%%
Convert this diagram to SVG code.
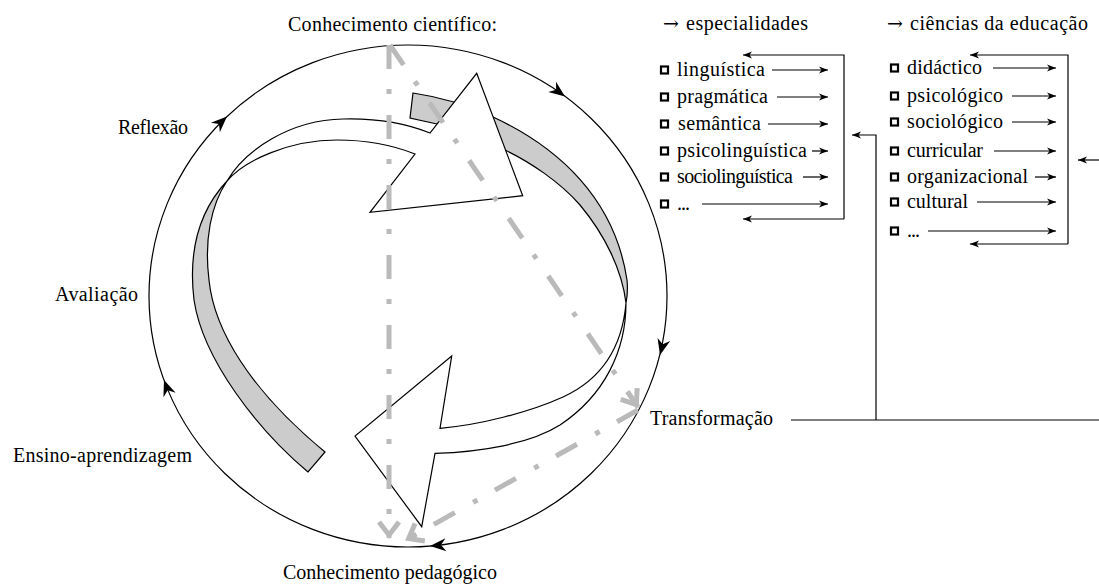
<svg xmlns="http://www.w3.org/2000/svg" width="1099" height="586" viewBox="0 0 1099 586">
<style>
text{font-family:"Liberation Serif","Times New Roman",serif;font-size:20px;fill:#000}
.arw{font-family:"DejaVu Serif","DejaVu Sans",serif;font-size:19px}
.ln{fill:none;stroke:#000;stroke-width:1.2}
.ar{fill:none;stroke:#000;stroke-width:1.2;marker-end:url(#blk)}
.dd{fill:none;stroke:#bababa;stroke-width:5;stroke-dasharray:24 20 5 21;marker-end:url(#gch)}
.rib{stroke:#000;stroke-width:1.2;stroke-linejoin:miter}
.g{fill:#cccccc}
.w{fill:#ffffff}
.bul{fill:#fff;stroke:#000;stroke-width:2.2}
</style>
<defs>
<marker id="blk" viewBox="-10 -5 11 10" refX="0" refY="0" markerWidth="11" markerHeight="10" markerUnits="userSpaceOnUse" orient="auto"><path d="M0,0 L-9,-3.5 L-6.5,0 L-9,3.5 Z" fill="#000"/></marker>
<marker id="gch" viewBox="-20 -14 26 28" refX="0" refY="0" markerWidth="26" markerHeight="28" markerUnits="userSpaceOnUse" orient="auto" overflow="visible"><path d="M-16,-10 L-3,0 L-16,10" fill="none" stroke="#bababa" stroke-width="5"/></marker>
<path id="ah" d="M0,0 L-16,-6.5 L-11,0 L-16,6.5 Z" fill="#000"/>
</defs>

<g id="cycle">
<ellipse cx="408" cy="296" rx="259" ry="251" class="ln"/>
<use href="#ah" transform="translate(565,96.4) rotate(36.5)"/>
<use href="#ah" transform="translate(660,355) rotate(104)"/>
<use href="#ah" transform="translate(430,546) rotate(175.3)"/>
<use href="#ah" transform="translate(164,380) rotate(-110.2)"/>
<use href="#ah" transform="translate(227,116.5) rotate(-43.4)"/>
</g>

<g id="ribbon-2-back">
<path class="rib g" d="M413,93 C440,97 470,106 493,117 C560,148 615,200 627,280 C628,290 627,298 626,303 C622,270 605,235 580,205 C560,182 530,162 505,150 C480,138 460,128 437,124 L410,118 Z"/>
</g>
<g id="ribbon-1">
<path class="rib g" d="M308,472 C258,430 203,360 194,300 C188,250 200,210 227,181 C211,205 204,240 209,280 C214,330 250,390 325,452 Z"/>
<path class="rib w" d="M227,181 C245,150 290,120 343,119 C380,118 410,125 430,133 L476.7,73.3 L522.7,195.7 L370,212.3 L415,154 C395,146 370,140 337,140 C290,140 245,160 227,181 Z"/>
</g>
<g id="ribbon-2-front">
<path class="rib w" d="M626,303 C626,350 605,395 560,425 C530,444 480,452 435,453.3 L421.7,526.7 L355,436 L451.7,356 L440,428.3 C480,425 530,412 563,397 C600,380 622,350 626,303 Z"/>
</g>

<g id="connectors">
<path class="dd" d="M389,45 V538"/>
<path class="dd" d="M390,45 L638,407"/>
<path class="dd" d="M638,410 L406,540"/>
<path class="ln" d="M791,420 H1099"/>
<path class="ar" d="M876,420 V135 H852"/>
<path class="ar" d="M1099,160 H1078"/>
<path class="ar" d="M844,219 V55 H743"/>
<path class="ar" d="M844,219 H743"/>
<path class="ar" d="M1068,244 V55 H970"/>
<path class="ar" d="M1068,244 H970"/>
<path class="ar" d="M772,70 H828"/>
<path class="ar" d="M777,97 H828"/>
<path class="ar" d="M768,124 H828"/>
<path class="ar" d="M812,151 H828"/>
<path class="ar" d="M803,177 H828"/>
<path class="ar" d="M702,204 H828"/>
<path class="ar" d="M993,68 H1056"/>
<path class="ar" d="M1012,96 H1056"/>
<path class="ar" d="M1012,122 H1056"/>
<path class="ar" d="M994,151 H1056"/>
<path class="ar" d="M1035,177 H1056"/>
<path class="ar" d="M977,202 H1056"/>
<path class="ar" d="M928,231 H1056"/>
</g>

<g id="labels">
<text x="288" y="31" textLength="209">Conhecimento científico:</text>
<text x="118" y="134" textLength="70">Reflexão</text>
<text x="55" y="301" textLength="83">Avaliação</text>
<text x="13" y="462" textLength="179">Ensino-aprendizagem</text>
<text x="650" y="425" textLength="123">Transformação</text>
<text x="283" y="579" textLength="214">Conhecimento pedagógico</text>
</g>

<g id="especialidades">
<text x="663" y="30"><tspan class="arw">→</tspan><tspan x="686" textLength="122">especialidades</tspan></text>
<rect class="bul" x="661" y="66.5" width="7" height="7"/>
<rect class="bul" x="661" y="93.5" width="7" height="7"/>
<rect class="bul" x="661" y="120.5" width="7" height="7"/>
<rect class="bul" x="661" y="147.5" width="7" height="7"/>
<rect class="bul" x="661" y="173.5" width="7" height="7"/>
<rect class="bul" x="661" y="200.5" width="7" height="7"/>
<text x="677" y="76" textLength="88">linguística</text>
<text x="677" y="103" textLength="91">pragmática</text>
<text x="678" y="130" textLength="83">semântica</text>
<text x="677" y="157" textLength="130">psicolinguística</text>
<text x="677" y="183" textLength="116">sociolinguística</text>
<text x="677" y="210" textLength="13">...</text>
</g>

<g id="ciencias">
<text x="887" y="30"><tspan class="arw">→</tspan><tspan x="910" textLength="178">ciências da educação</tspan></text>
<rect class="bul" x="891" y="64.5" width="7" height="7"/>
<rect class="bul" x="891" y="92.5" width="7" height="7"/>
<rect class="bul" x="891" y="118.5" width="7" height="7"/>
<rect class="bul" x="891" y="147.5" width="7" height="7"/>
<rect class="bul" x="891" y="173.5" width="7" height="7"/>
<rect class="bul" x="891" y="198.5" width="7" height="7"/>
<rect class="bul" x="891" y="227.5" width="7" height="7"/>
<text x="907" y="74" textLength="75">didáctico</text>
<text x="907" y="102" textLength="96">psicológico</text>
<text x="907" y="128" textLength="96">sociológico</text>
<text x="907" y="157" textLength="76">curricular</text>
<text x="907" y="183" textLength="121">organizacional</text>
<text x="907" y="208" textLength="61">cultural</text>
<text x="907" y="237" textLength="13">...</text>
</g>
</svg>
%%
### Exercise instructions
Transcribe all of the material exactly, leaving out whatever pictures it contains.

### Task output
Convert this diagram to SVG code.
<svg xmlns="http://www.w3.org/2000/svg" width="1099" height="586" viewBox="0 0 1099 586">
<style>
text{font-family:"Liberation Serif","Times New Roman",serif;font-size:20px;fill:#000}
.arw{font-family:"DejaVu Serif","DejaVu Sans",serif;font-size:19px}
.ln{fill:none;stroke:#000;stroke-width:1.2}
.ar{fill:none;stroke:#000;stroke-width:1.2;marker-end:url(#blk)}
.dd{fill:none;stroke:#bababa;stroke-width:5;stroke-dasharray:24 20 5 21;marker-end:url(#gch)}
.rib{stroke:#000;stroke-width:1.2;stroke-linejoin:miter}
.g{fill:#cccccc}
.w{fill:#ffffff}
.bul{fill:#fff;stroke:#000;stroke-width:2.2}
</style>
<defs>
<marker id="blk" viewBox="-10 -5 11 10" refX="0" refY="0" markerWidth="11" markerHeight="10" markerUnits="userSpaceOnUse" orient="auto"><path d="M0,0 L-9,-3.5 L-6.5,0 L-9,3.5 Z" fill="#000"/></marker>
<marker id="gch" viewBox="-20 -14 26 28" refX="0" refY="0" markerWidth="26" markerHeight="28" markerUnits="userSpaceOnUse" orient="auto" overflow="visible"><path d="M-16,-10 L-3,0 L-16,10" fill="none" stroke="#bababa" stroke-width="5"/></marker>
<path id="ah" d="M0,0 L-16,-6.5 L-11,0 L-16,6.5 Z" fill="#000"/>
</defs>

<g id="cycle">
<ellipse cx="408" cy="296" rx="259" ry="251" class="ln"/>
<use href="#ah" transform="translate(565,96.4) rotate(36.5)"/>
<use href="#ah" transform="translate(660,355) rotate(104)"/>
<use href="#ah" transform="translate(430,546) rotate(175.3)"/>
<use href="#ah" transform="translate(164,380) rotate(-110.2)"/>
<use href="#ah" transform="translate(227,116.5) rotate(-43.4)"/>
</g>

<g id="ribbon-2-back">
<path class="rib g" d="M413,93 C440,97 470,106 493,117 C560,148 615,200 627,280 C628,290 627,298 626,303 C622,270 605,235 580,205 C560,182 530,162 505,150 C480,138 460,128 437,124 L410,118 Z"/>
</g>
<g id="ribbon-1">
<path class="rib g" d="M308,472 C258,430 203,360 194,300 C188,250 200,210 227,181 C211,205 204,240 209,280 C214,330 250,390 325,452 Z"/>
<path class="rib w" d="M227,181 C245,150 290,120 343,119 C380,118 410,125 430,133 L476.7,73.3 L522.7,195.7 L370,212.3 L415,154 C395,146 370,140 337,140 C290,140 245,160 227,181 Z"/>
</g>
<g id="ribbon-2-front">
<path class="rib w" d="M626,303 C626,350 605,395 560,425 C530,444 480,452 435,453.3 L421.7,526.7 L355,436 L451.7,356 L440,428.3 C480,425 530,412 563,397 C600,380 622,350 626,303 Z"/>
</g>

<g id="connectors">
<path class="dd" d="M389,45 V538"/>
<path class="dd" d="M390,45 L638,407"/>
<path class="dd" d="M638,410 L406,540"/>
<path class="ln" d="M791,420 H1099"/>
<path class="ar" d="M876,420 V135 H852"/>
<path class="ar" d="M1099,160 H1078"/>
<path class="ar" d="M844,219 V55 H743"/>
<path class="ar" d="M844,219 H743"/>
<path class="ar" d="M1068,244 V55 H970"/>
<path class="ar" d="M1068,244 H970"/>
<path class="ar" d="M772,70 H828"/>
<path class="ar" d="M777,97 H828"/>
<path class="ar" d="M768,124 H828"/>
<path class="ar" d="M812,151 H828"/>
<path class="ar" d="M803,177 H828"/>
<path class="ar" d="M702,204 H828"/>
<path class="ar" d="M993,68 H1056"/>
<path class="ar" d="M1012,96 H1056"/>
<path class="ar" d="M1012,122 H1056"/>
<path class="ar" d="M994,151 H1056"/>
<path class="ar" d="M1035,177 H1056"/>
<path class="ar" d="M977,202 H1056"/>
<path class="ar" d="M928,231 H1056"/>
</g>

<g id="labels">
<text x="288" y="31" textLength="209">Conhecimento científico:</text>
<text x="118" y="134" textLength="70">Reflexão</text>
<text x="55" y="301" textLength="83">Avaliação</text>
<text x="13" y="462" textLength="179">Ensino-aprendizagem</text>
<text x="650" y="425" textLength="123">Transformação</text>
<text x="283" y="579" textLength="214">Conhecimento pedagógico</text>
</g>

<g id="especialidades">
<text x="663" y="30"><tspan class="arw">→</tspan><tspan x="686" textLength="122">especialidades</tspan></text>
<rect class="bul" x="661" y="66.5" width="7" height="7"/>
<rect class="bul" x="661" y="93.5" width="7" height="7"/>
<rect class="bul" x="661" y="120.5" width="7" height="7"/>
<rect class="bul" x="661" y="147.5" width="7" height="7"/>
<rect class="bul" x="661" y="173.5" width="7" height="7"/>
<rect class="bul" x="661" y="200.5" width="7" height="7"/>
<text x="677" y="76" textLength="88">linguística</text>
<text x="677" y="103" textLength="91">pragmática</text>
<text x="678" y="130" textLength="83">semântica</text>
<text x="677" y="157" textLength="130">psicolinguística</text>
<text x="677" y="183" textLength="116">sociolinguística</text>
<text x="677" y="210" textLength="13">...</text>
</g>

<g id="ciencias">
<text x="887" y="30"><tspan class="arw">→</tspan><tspan x="910" textLength="178">ciências da educação</tspan></text>
<rect class="bul" x="891" y="64.5" width="7" height="7"/>
<rect class="bul" x="891" y="92.5" width="7" height="7"/>
<rect class="bul" x="891" y="118.5" width="7" height="7"/>
<rect class="bul" x="891" y="147.5" width="7" height="7"/>
<rect class="bul" x="891" y="173.5" width="7" height="7"/>
<rect class="bul" x="891" y="198.5" width="7" height="7"/>
<rect class="bul" x="891" y="227.5" width="7" height="7"/>
<text x="907" y="74" textLength="75">didáctico</text>
<text x="907" y="102" textLength="96">psicológico</text>
<text x="907" y="128" textLength="96">sociológico</text>
<text x="907" y="157" textLength="76">curricular</text>
<text x="907" y="183" textLength="121">organizacional</text>
<text x="907" y="208" textLength="61">cultural</text>
<text x="907" y="237" textLength="13">...</text>
</g>
</svg>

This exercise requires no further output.